Summary/cheatsheet for chapters 1 & 2

(A recap of some big picture ideas from Chapters 1 and 2. I’m summarizing pretty densely here, and for my own later reference, but if you’ve read the posts up to here this should all be sensible).

I. James’ project is strongly rooted in ideas about evolution and natural history. He’s very interested in the constraints on mental life implied by neuroanatomy, and sees brains as scrappy, imperfect, and shaped by a history of adaptation. This squeezes out extreme versions of both rationalism (the school of “the spiritualists”) and empiricism (“the associationists”), which he sees as two different ways of being overly idealistic. Cartesian-style rationalists/spiritualists go wrong by treating the soul as “a detached existent, sufficient unto itself”. In other words, they propose one-big-soul that handles the mysterious act of knowing, and which does this quasi-miraculously. The empiricists/associationists also invoke a miracle, they just break it up into a lot of small pieces called ‘simple ideas’ that aggregate and cohere through laws of association. You can draw a little circle called ‘red’, connect it to other little circles labeled ‘fruit’, and ‘sweet’, but this doesn’t really explain anything about an apple (or redness, fruitiness, and sweetness, for that matter).

A young James, looking pretty slick.

II. While James is on-board with Darwinism, it’s a version of Darwinism that can accommodate a notion of progress, as well as a kind of soft teleology. He doesn’t think behaviors have big, capital-R Reasons, but he centers his work on the idea of behaviors being “appropriate” for the attainment of a goal. The whole work can be seen as an exercise in threading the needle between not running afoul of Darwinism, while also not plunging into complete nihilism about the pointlessness of it all (a dilemma that is still very much with us!). The capacity for ‘appropriate’ behavior is the signature of mental life, and implies the existence of three faculties: 1) a faculty of discernment/preference (knowing what it is you want in the first place); 2) a faculty of memory (remembering that you actually do want/not want the thing before you); and 3) a faculty of will (something that propels a “means for attainment”). I think he sees these phenomena as graded along the evolutionary axis. Animals that are basically just a spinal cord have simple preferences, memories, and wills. Animals with more developed brains have these things to a greater degree. With new brains come newer forms of consciousness that may actively “eject” the consciousness of the lower centers, presumably via some form of top-down inhibition.

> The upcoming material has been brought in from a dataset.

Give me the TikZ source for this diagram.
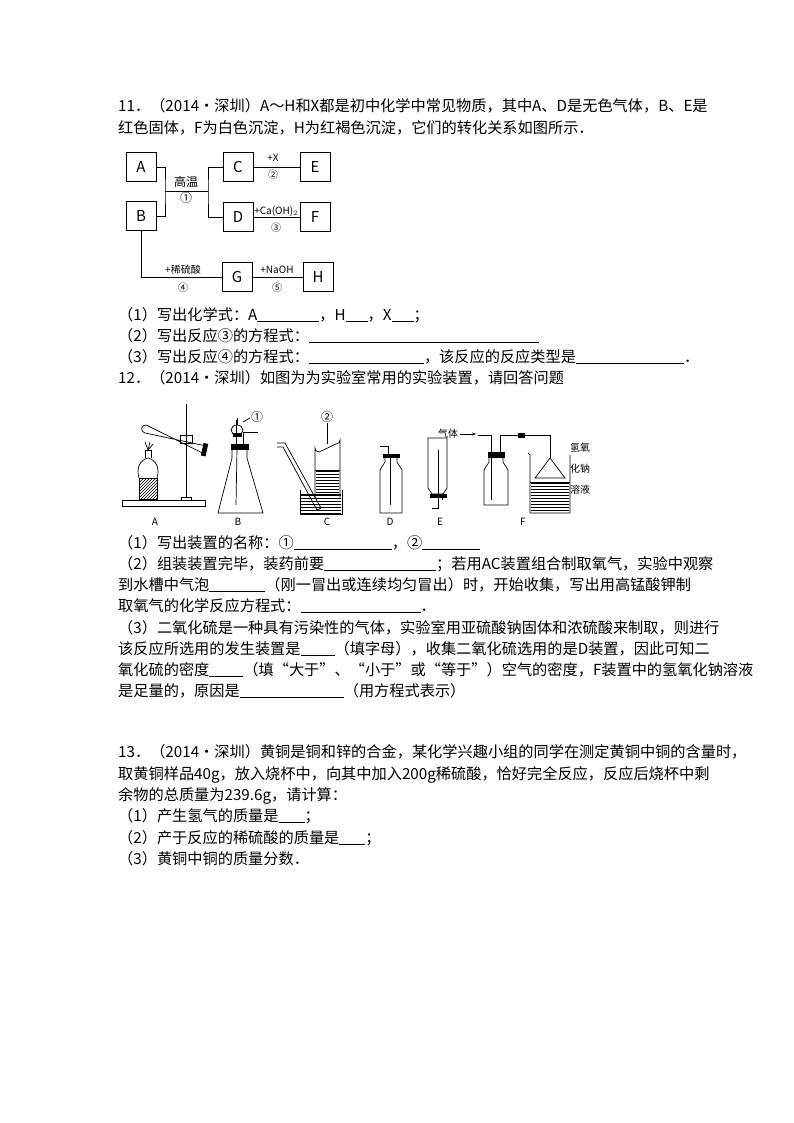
\documentclass[tikz,border=0pt]{standalone}
\usepackage{fontspec}
\setmainfont{Noto Sans CJK SC}
\usetikzlibrary{patterns,arrows.meta}
\newcommand{\bl}[1]{\underline{\hspace{#1pt}}}
\begin{document}
\begin{tikzpicture}[x=1pt,y=-1pt,
  txt/.style={anchor=base west,inner sep=0,font=\fontsize{15.2}{16}\selectfont},
  bx/.style={draw,minimum width=30,minimum height=29,inner sep=0,font=\fontsize{15}{16}\selectfont},
  sm/.style={font=\fontsize{10}{12}\selectfont,inner sep=0},
  ln/.style={line width=0.6pt},
  app/.style={line width=0.7pt}]
\useasboundingbox (0,0) rectangle (794,1123);
% ---- Q11 text
\node[txt] (t1) at (118,112) {11．（2014•深圳）A～H和X都是初中化学中常见物质，其中A、D是无色气体，B、E是};
\node[txt] (t2) at (118,134) {红色固体，F为白色沉淀，H为红褐色沉淀，它们的转化关系如图所示．};
% ---- flowchart
\node[bx] (A) at (141,167) {A};
\node[bx] (B) at (141,216) {B};
\node[bx] (C) at (238,167) {C};
\node[bx] (D) at (238,217) {D};
\node[bx] (E) at (315,167) {E};
\node[bx] (F) at (315,217) {F};
\node[bx] (G) at (237,277) {G};
\node[bx] (H) at (318,277) {H};
\coordinate (j1) at (165,191);
\coordinate (j2) at (208,191);
\draw[ln] (A.east) -| (j1) |- (B.east);
\draw[ln] (j1) -- (j2);
\draw[ln] (C.west) -| (j2) |- (D.west);
\draw[ln] (C) -- (E);
\draw[ln] (D) -- (F);
\draw[ln] (B.south) |- (G.west);
\draw[ln] (G) -- (H);
\node[sm,font=\fontsize{12}{12}\selectfont] (l1) at (186,182) {高温};
\node[sm,font=\fontsize{12}{12}\selectfont] (c1) at (186,198) {①};
\node[sm] (l2) at (273,158) {+X};
\node[sm] (c2) at (273,175) {②};
\node[sm] (l3) at (276,211) {+Ca(OH)$_2$};
\node[sm] (c3) at (276,228) {③};
\node[sm] (l4) at (183,270) {+稀硫酸};
\node[sm] (c4) at (183,288) {④};
\node[sm] (l5) at (277,270) {+NaOH};
\node[sm] (c5) at (277,288) {⑤};
% ---- Q11 questions
\node[txt] (q1) at (118,320) {（1）写出化学式：A\bl{62}，H\bl{22}，X\bl{22}；};
\node[txt] (q2) at (118,341) {（2）写出反应③的方程式：\bl{230}};
\node[txt] (q3) at (118,362) {（3）写出反应④的方程式：\bl{115}，该反应的反应类型是\bl{108}．};
\node[txt] (t12) at (118,383) {12．（2014•深圳）如图为为实验室常用的实验装置，请回答问题};
% ---- apparatus A
\draw[app] (122,500) rectangle (205,506);
\draw[app] (186,404) -- (186,497);
\draw[app] (181,497) -- (191,497) -- (191,500) -- (181,500) -- cycle;
\draw[app,pattern=north east lines] (139,478) rectangle (157,499);
\draw[app] (139,478) .. controls (136,468) and (140,460) .. (148,458) .. controls (156,460) and (160,468) .. (157,478);
\draw[app] (145,458) -- (145,450) -- (151,450) -- (151,458);
\draw[app] (148,450) -- (145,442) (148,450) -- (150,442) (148,450) -- (153,444);
\draw[app,rotate around={-12:(140,436)}] (206,432) -- (144,432) arc (90:270:4) -- (206,440);
\draw[app,fill=black,rotate around={-12:(140,436)}] (204,430) rectangle (208,442);
\draw[app] (180,435) rectangle (192,443);
\node[sm] (la) at (155,522) {A};
% ---- B
\draw[app] (232,445) -- (232,458) -- (218,513) -- (263,513) -- (247,458) -- (247,445);
\draw[app,fill=black] (231,444) rectangle (248,449);
\draw[app] (236,444) -- (236,420);
\draw[app] (237,430) ellipse (6 and 5);
\draw[app] (237,425) -- (237,418);
\draw[app,fill=black] (233,433) rectangle (241,436);
\draw[app] (243,444) -- (243,432) -- (258,432);
\draw[app] (237,449) -- (236,505);
\draw[app] (243,422) -- (250,418);
\node[sm,font=\fontsize{12}{12}\selectfont] (lb1) at (257,417) {①};
\node[sm] (lb) at (238,522) {B};
% ---- C
\draw[app] (300,490) -- (300,514) -- (342,514) -- (342,490);
\fill[pattern=horizontal lines] (301,494) rectangle (341,513);
\draw[app] (301,494) -- (341,494);
\draw[app] (315,498) -- (315,448) arc (180:90:4) -- (336,444) arc (90:0:4) -- (340,498);
\fill[pattern=horizontal lines] (316,470) rectangle (339,498);
\draw[app] (315,470) -- (340,470);
\draw[app] (277,443) -- (285,443) -- (321,508) -- (317,510) -- (283,447) -- (277,447);
\node[sm,font=\fontsize{12}{12}\selectfont] (lc2) at (327,417) {②};
\draw[app] (327,423) -- (327,444);
\node[sm] (lc) at (327,522) {C};
% ---- D
\draw[app] (380,513) -- (380,470) -- (385,462) -- (385,456) -- (397,456) -- (397,462) -- (402,470) -- (402,513) -- cycle;
\draw[app,fill=black] (383,454) rectangle (399,457);
\draw[app] (390,454) -- (390,505);
\draw[app] (388,454) -- (388,446) -- (380,446);
\node[sm] (ld) at (390,522) {D};
\draw[app] (428,438) -- (447,438) -- (447,488) -- (443,494) -- (432,494) -- (428,488) -- cycle;
\draw[app,fill=black] (430,494) rectangle (446,497);
\draw[app] (438,450) -- (438,508) -- (432,508);
\draw[app] (442,494) -- (442,500);
\node[sm] (le) at (440,522) {E};
% ---- F
\draw[app] (484,505) -- (484,470) -- (489,462) -- (489,456) -- (503,456) -- (503,462) -- (508,470) -- (508,505) -- cycle;
\draw[app,fill=black] (488,452) rectangle (504,457);
\draw[app] (491,452) -- (491,500);
\draw[app] (491,452) -- (491,435) -- (478,435);
\draw[app] (500,452) -- (500,435) -- (550,435) -- (550,458);
\draw[app,fill=black] (518,433) rectangle (524,437);
\draw[app] (528,453) -- (530,455) -- (530,513) -- (570,513) -- (570,455);
\fill[pattern=horizontal lines] (531,482) rectangle (569,512);
\draw[app] (530,482) -- (570,482);
\draw[app] (550,458) -- (535,478) -- (565,478) -- cycle;
\node[sm] (gas) at (448,434) {气体};
\coordinate (gs) at (460,434);
\draw[app,-{Stealth[length=4pt]}] (gs) -- (476,434);
\node[sm] (nl1) at (580,448) {氢氧};
\node[sm] (nl2) at (580,469) {化钠};
\node[sm] (nl3) at (580,490) {溶液};
\node[sm] (lf) at (523,522) {F};
% ---- Q12 text
\node[txt] (p1) at (118,548) {（1）写出装置的名称：①\bl{98}，②\bl{58}};
\node[txt] (p2) at (118,569) {（2）组装装置完毕，装药前要\bl{112}；若用AC装置组合制取氧气，实验中观察};
\node[txt] (p3) at (118,590) {到水槽中气泡\bl{56}（刚一冒出或连续均匀冒出）时，开始收集，写出用高锰酸钾制};
\node[txt] (p4) at (118,611) {取氧气的化学反应方程式：\bl{120}．};
\node[txt] (p5) at (118,633) {（3）二氧化硫是一种具有污染性的气体，实验室用亚硫酸钠固体和浓硫酸来制取，则进行};
\node[txt] (p6) at (118,654) {该反应所选用的发生装置是\bl{34}（填字母），收集二氧化硫选用的是D装置，因此可知二};
\node[txt] (p7) at (118,675) {氧化硫的密度\bl{34}（填“大于”、“小于”或“等于”）空气的密度，F装置中的氢氧化钠溶液};
\node[txt] (p8) at (118,696) {是足量的，原因是\bl{104}（用方程式表示）};
% ---- Q13
\node[txt] (r1) at (118,757) {13．（2014•深圳）黄铜是铜和锌的合金，某化学兴趣小组的同学在测定黄铜中铜的含量时，};
\node[txt] (r2) at (118,779) {取黄铜样品40g，放入烧杯中，向其中加入200g稀硫酸，恰好完全反应，反应后烧杯中剩};
\node[txt] (r3) at (118,800) {余物的总质量为239.6g，请计算：};
\node[txt] (r4) at (118,821) {（1）产生氢气的质量是\bl{26}；};
\node[txt] (r5) at (118,843) {（2）产于反应的稀硫酸的质量是\bl{26}；};
\node[txt] (r6) at (118,864) {（3）黄铜中铜的质量分数．};
\end{tikzpicture}
\end{document}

III.James is at his best when he’s critiquing other scholars, or trying to chart an intermediate position between two schools of thought. As a writer, he’s rarely polemical, and instead lets us in on his process of navigating toward his own beliefs. The “associationist vs. spiritualist” critique was described above, but other ideas that find their way into his philosophical crosshairs include Spencer’s view of “mind as correspondence”, and Meynert’s reflexological scheme (in which behavior is just the sum of various reflexes strung together). James seems to find much of the Meynert scheme to be on the right track, and will call upon it later in developing his ideas about habit. But he also thinks the idea of cortex as sitting around passively and merely waiting for reflexive behaviors to act upon is wrong. James wants cortex to be an originator of ideas.